There are moments that stand out in most people’s lives. Where you were you when you heard John Lennon was shot. Your first kiss. The moment when you first heard high-fidelity music, and it was so profound that it changed the course of your life.

For me, I first heard truly amazing audio when my father purchased a pair of Quad ESL-57 Electrostatic speakers back in the mid-70’s. The setup was complete with Quad II tube power amplifiers along with a Quad 22 control head pre-amp. The system also had an Empire 280 turntable. The system was the focal point of our family room, and listening to it was an event. The tubes needed time to warm up, the speakers needed to be pulled away from the walls, and the family fought for the best listening positions.

The sound from the Quads was, in those days, stunning. Having been blessed with numerous opportunities to hear the New York Philharmonic performing live, the high-end response of the Quads was as close to live as you could get. Crystal-clear transients, effortless treble, and beautifully transparent, natural, musical sound. Listening in our family room transported me back to Avery Fisher Hall.

To combat the lack of bass that plagued electrostats, my father added one of the original servo-controlled Velodyne ULD-15 subwoofers. To say that it rocked our house would be an understatement. My mother was concerned that it could crack the foundation, and well, it probably could. But nonetheless, it completed our Hi-Fi system, and for years, it was perfection. In later years, a Pioneer CD player was added, but the music really shined whenever we reverted back to vinyl.

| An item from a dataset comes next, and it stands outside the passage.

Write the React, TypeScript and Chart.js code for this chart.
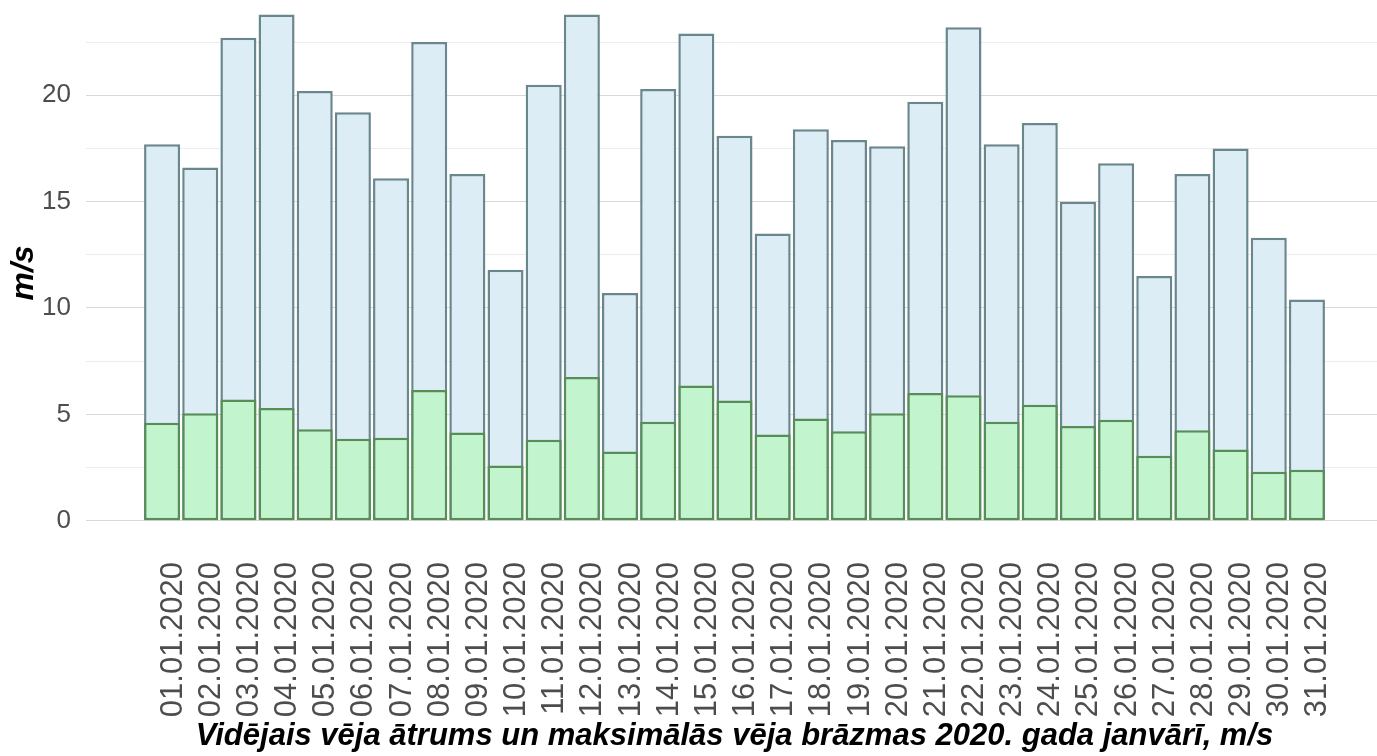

Without question, that stereo system had a huge influence on my life and career. Very early on, it instilled in me an interest in music, electronics, and the art of recording. Sitting for hours with my father critically listening to music over the Quads led me to a career as a recording engineer and sound-quality consultant. I owe so much to that early influence.

Last month, my parents called to say they’re downsizing and selling their home of 58 years. Last week, my dad sold the complete Quad system. Speakers, amp, pre-amp—even his collection of hundreds of LPs—all gone. It’s sad to see it go. It was such a terrific system, with so many memories. But, you know what—that system still works, and it still sounds damn good. The buyer’s daughter is a musician and is pumped to get all that vinyl. The system is going to another home, and maybe starting an entirely new chapter in its life.

The end of an era? Yes. But it’s also the start of a new era.